STATED EXERCISE
In the entries that follow, the first line to write out is the one containing "Reproduce this chart with Chart.js.", and the last is the one containing "c.fillText(categories[3], p.x, p.y)". Reproduce that stretch exactly, with nothing before or after it.
Begin
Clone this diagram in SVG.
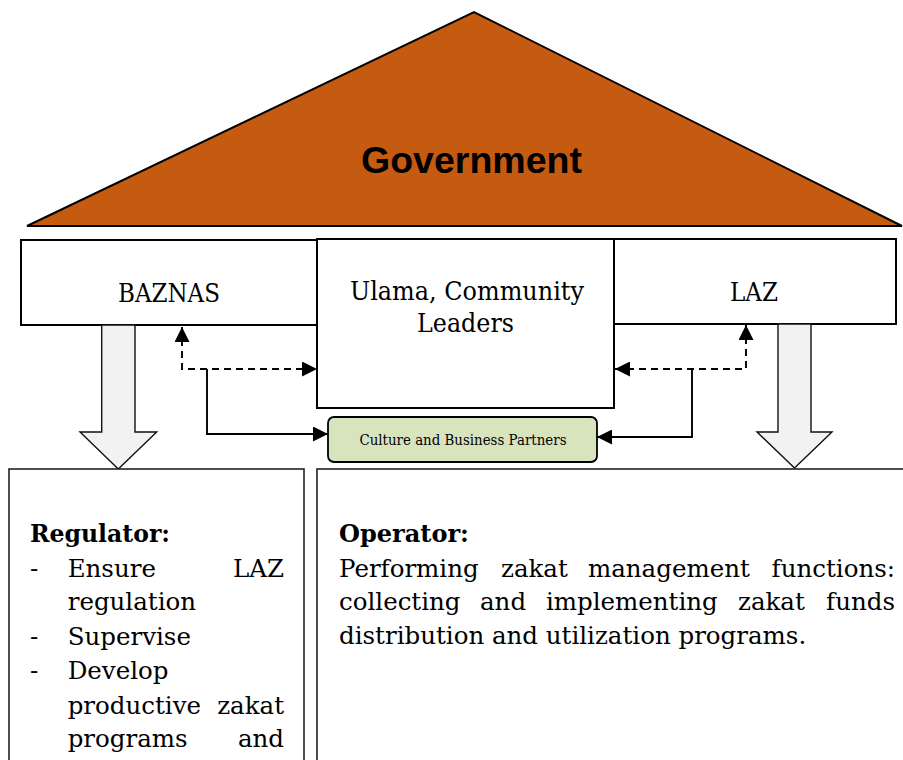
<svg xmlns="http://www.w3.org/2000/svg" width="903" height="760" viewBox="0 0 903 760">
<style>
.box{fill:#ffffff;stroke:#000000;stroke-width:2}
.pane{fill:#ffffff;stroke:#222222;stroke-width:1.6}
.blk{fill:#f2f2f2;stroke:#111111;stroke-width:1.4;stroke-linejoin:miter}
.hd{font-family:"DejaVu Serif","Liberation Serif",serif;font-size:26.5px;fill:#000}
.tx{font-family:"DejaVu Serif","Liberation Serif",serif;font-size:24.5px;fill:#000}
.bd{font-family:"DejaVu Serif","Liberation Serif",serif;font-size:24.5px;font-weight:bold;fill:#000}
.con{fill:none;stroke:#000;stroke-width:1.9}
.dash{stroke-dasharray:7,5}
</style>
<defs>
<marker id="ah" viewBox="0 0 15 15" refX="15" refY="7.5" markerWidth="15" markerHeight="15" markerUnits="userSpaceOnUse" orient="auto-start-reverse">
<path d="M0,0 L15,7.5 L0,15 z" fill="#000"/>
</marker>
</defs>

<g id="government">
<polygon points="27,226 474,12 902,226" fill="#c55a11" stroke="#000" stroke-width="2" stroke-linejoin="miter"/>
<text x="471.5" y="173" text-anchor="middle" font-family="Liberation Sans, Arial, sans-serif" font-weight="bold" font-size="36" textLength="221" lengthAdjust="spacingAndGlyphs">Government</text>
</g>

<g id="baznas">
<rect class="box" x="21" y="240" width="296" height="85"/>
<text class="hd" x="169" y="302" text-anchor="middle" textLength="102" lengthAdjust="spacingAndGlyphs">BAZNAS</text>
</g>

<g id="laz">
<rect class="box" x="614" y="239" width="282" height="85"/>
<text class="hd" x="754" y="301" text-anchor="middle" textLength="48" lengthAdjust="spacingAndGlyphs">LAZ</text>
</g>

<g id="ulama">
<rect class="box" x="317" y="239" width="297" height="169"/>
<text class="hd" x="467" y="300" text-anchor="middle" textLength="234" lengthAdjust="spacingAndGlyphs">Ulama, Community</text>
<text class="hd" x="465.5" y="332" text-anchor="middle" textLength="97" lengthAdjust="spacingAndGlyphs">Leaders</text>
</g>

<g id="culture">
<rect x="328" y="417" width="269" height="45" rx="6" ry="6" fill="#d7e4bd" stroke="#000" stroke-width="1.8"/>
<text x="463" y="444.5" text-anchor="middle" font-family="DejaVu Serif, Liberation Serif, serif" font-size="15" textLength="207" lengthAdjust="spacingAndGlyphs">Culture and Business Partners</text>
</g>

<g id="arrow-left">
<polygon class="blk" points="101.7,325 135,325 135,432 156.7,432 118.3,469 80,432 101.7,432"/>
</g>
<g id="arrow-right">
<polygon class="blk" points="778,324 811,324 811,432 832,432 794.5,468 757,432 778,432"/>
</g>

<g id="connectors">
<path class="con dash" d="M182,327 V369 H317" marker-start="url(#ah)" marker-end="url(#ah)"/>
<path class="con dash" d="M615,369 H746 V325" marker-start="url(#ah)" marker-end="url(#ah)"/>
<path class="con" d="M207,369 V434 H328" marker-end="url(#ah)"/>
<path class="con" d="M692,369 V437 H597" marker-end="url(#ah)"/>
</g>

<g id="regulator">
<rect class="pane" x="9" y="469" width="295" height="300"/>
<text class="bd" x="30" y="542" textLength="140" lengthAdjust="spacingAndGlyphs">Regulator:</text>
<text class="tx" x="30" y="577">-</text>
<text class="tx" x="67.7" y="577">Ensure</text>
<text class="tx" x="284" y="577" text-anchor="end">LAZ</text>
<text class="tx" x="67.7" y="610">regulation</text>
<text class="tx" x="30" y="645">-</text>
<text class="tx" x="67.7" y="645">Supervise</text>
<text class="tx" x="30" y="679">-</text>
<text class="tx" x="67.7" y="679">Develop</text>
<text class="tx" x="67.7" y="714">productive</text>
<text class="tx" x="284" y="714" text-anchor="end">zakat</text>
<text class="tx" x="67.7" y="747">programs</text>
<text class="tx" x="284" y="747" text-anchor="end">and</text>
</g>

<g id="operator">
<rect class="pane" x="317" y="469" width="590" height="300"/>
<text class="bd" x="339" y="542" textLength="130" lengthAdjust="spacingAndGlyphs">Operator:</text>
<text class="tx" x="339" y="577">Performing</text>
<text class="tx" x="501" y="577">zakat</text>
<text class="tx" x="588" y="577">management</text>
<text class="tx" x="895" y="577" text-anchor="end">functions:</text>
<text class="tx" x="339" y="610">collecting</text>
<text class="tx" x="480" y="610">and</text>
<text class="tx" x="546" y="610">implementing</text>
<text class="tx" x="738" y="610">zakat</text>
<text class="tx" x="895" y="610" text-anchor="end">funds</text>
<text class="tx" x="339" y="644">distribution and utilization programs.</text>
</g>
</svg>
End
Begin
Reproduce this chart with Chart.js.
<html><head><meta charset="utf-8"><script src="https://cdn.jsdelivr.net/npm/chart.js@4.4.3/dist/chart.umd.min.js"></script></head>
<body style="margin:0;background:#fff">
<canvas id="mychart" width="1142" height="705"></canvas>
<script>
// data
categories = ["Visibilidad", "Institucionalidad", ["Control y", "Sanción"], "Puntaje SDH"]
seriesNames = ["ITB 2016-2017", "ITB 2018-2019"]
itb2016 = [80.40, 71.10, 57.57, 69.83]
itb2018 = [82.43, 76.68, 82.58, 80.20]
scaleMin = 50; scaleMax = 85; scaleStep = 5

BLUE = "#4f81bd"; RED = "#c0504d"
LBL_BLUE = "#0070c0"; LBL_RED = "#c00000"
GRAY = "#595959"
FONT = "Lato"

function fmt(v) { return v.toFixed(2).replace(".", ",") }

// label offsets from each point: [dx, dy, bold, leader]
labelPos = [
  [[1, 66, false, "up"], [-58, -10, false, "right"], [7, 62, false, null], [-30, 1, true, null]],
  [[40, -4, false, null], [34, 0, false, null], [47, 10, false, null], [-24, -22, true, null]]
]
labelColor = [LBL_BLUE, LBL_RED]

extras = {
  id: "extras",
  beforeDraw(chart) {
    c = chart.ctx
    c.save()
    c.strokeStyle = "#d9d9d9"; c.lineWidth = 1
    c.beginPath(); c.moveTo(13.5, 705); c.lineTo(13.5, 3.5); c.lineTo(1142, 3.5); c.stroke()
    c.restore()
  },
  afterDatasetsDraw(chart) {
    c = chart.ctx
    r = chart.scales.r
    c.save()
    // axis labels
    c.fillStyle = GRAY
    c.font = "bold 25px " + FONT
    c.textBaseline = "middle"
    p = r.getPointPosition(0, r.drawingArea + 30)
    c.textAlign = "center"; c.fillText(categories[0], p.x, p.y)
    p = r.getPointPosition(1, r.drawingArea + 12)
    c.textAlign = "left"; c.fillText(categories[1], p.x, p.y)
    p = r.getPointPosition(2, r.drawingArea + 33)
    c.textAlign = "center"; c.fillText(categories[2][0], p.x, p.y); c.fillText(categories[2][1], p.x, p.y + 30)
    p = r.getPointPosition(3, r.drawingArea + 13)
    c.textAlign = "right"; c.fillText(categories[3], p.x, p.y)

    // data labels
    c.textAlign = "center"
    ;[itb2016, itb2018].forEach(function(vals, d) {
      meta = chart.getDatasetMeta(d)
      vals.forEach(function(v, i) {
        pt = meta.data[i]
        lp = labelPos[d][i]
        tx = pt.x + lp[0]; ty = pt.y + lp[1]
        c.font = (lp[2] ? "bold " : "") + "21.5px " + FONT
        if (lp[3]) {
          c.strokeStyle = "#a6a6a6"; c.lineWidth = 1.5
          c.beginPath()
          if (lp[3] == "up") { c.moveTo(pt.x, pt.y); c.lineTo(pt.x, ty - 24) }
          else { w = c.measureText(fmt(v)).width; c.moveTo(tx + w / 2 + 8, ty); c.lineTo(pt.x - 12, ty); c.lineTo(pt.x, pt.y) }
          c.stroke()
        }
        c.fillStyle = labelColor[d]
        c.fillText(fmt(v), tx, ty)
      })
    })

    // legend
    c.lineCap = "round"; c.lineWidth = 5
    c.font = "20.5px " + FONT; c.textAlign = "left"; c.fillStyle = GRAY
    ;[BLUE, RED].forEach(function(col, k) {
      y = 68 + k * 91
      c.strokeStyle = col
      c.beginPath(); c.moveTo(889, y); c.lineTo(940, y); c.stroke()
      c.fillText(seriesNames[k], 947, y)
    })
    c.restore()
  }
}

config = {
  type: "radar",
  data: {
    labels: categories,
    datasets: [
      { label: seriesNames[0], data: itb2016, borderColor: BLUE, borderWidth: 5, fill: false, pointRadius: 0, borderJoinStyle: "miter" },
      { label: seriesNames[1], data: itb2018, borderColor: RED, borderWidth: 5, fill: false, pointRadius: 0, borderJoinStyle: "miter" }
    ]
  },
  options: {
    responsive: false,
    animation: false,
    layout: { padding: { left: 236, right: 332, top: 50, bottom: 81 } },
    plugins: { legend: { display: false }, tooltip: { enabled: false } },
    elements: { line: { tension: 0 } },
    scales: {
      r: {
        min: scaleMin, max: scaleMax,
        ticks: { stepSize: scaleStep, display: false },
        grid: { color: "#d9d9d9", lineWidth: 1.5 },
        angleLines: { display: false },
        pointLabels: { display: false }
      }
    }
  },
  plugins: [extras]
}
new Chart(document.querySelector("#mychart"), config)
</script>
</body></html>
End
OUTPUT
Reproduce this chart with Chart.js.
<html><head><meta charset="utf-8"><script src="https://cdn.jsdelivr.net/npm/chart.js@4.4.3/dist/chart.umd.min.js"></script></head>
<body style="margin:0;background:#fff">
<canvas id="mychart" width="1142" height="705"></canvas>
<script>
// data
categories = ["Visibilidad", "Institucionalidad", ["Control y", "Sanción"], "Puntaje SDH"]
seriesNames = ["ITB 2016-2017", "ITB 2018-2019"]
itb2016 = [80.40, 71.10, 57.57, 69.83]
itb2018 = [82.43, 76.68, 82.58, 80.20]
scaleMin = 50; scaleMax = 85; scaleStep = 5

BLUE = "#4f81bd"; RED = "#c0504d"
LBL_BLUE = "#0070c0"; LBL_RED = "#c00000"
GRAY = "#595959"
FONT = "Lato"

function fmt(v) { return v.toFixed(2).replace(".", ",") }

// label offsets from each point: [dx, dy, bold, leader]
labelPos = [
  [[1, 66, false, "up"], [-58, -10, false, "right"], [7, 62, false, null], [-30, 1, true, null]],
  [[40, -4, false, null], [34, 0, false, null], [47, 10, false, null], [-24, -22, true, null]]
]
labelColor = [LBL_BLUE, LBL_RED]

extras = {
  id: "extras",
  beforeDraw(chart) {
    c = chart.ctx
    c.save()
    c.strokeStyle = "#d9d9d9"; c.lineWidth = 1
    c.beginPath(); c.moveTo(13.5, 705); c.lineTo(13.5, 3.5); c.lineTo(1142, 3.5); c.stroke()
    c.restore()
  },
  afterDatasetsDraw(chart) {
    c = chart.ctx
    r = chart.scales.r
    c.save()
    // axis labels
    c.fillStyle = GRAY
    c.font = "bold 25px " + FONT
    c.textBaseline = "middle"
    p = r.getPointPosition(0, r.drawingArea + 30)
    c.textAlign = "center"; c.fillText(categories[0], p.x, p.y)
    p = r.getPointPosition(1, r.drawingArea + 12)
    c.textAlign = "left"; c.fillText(categories[1], p.x, p.y)
    p = r.getPointPosition(2, r.drawingArea + 33)
    c.textAlign = "center"; c.fillText(categories[2][0], p.x, p.y); c.fillText(categories[2][1], p.x, p.y + 30)
    p = r.getPointPosition(3, r.drawingArea + 13)
    c.textAlign = "right"; c.fillText(categories[3], p.x, p.y)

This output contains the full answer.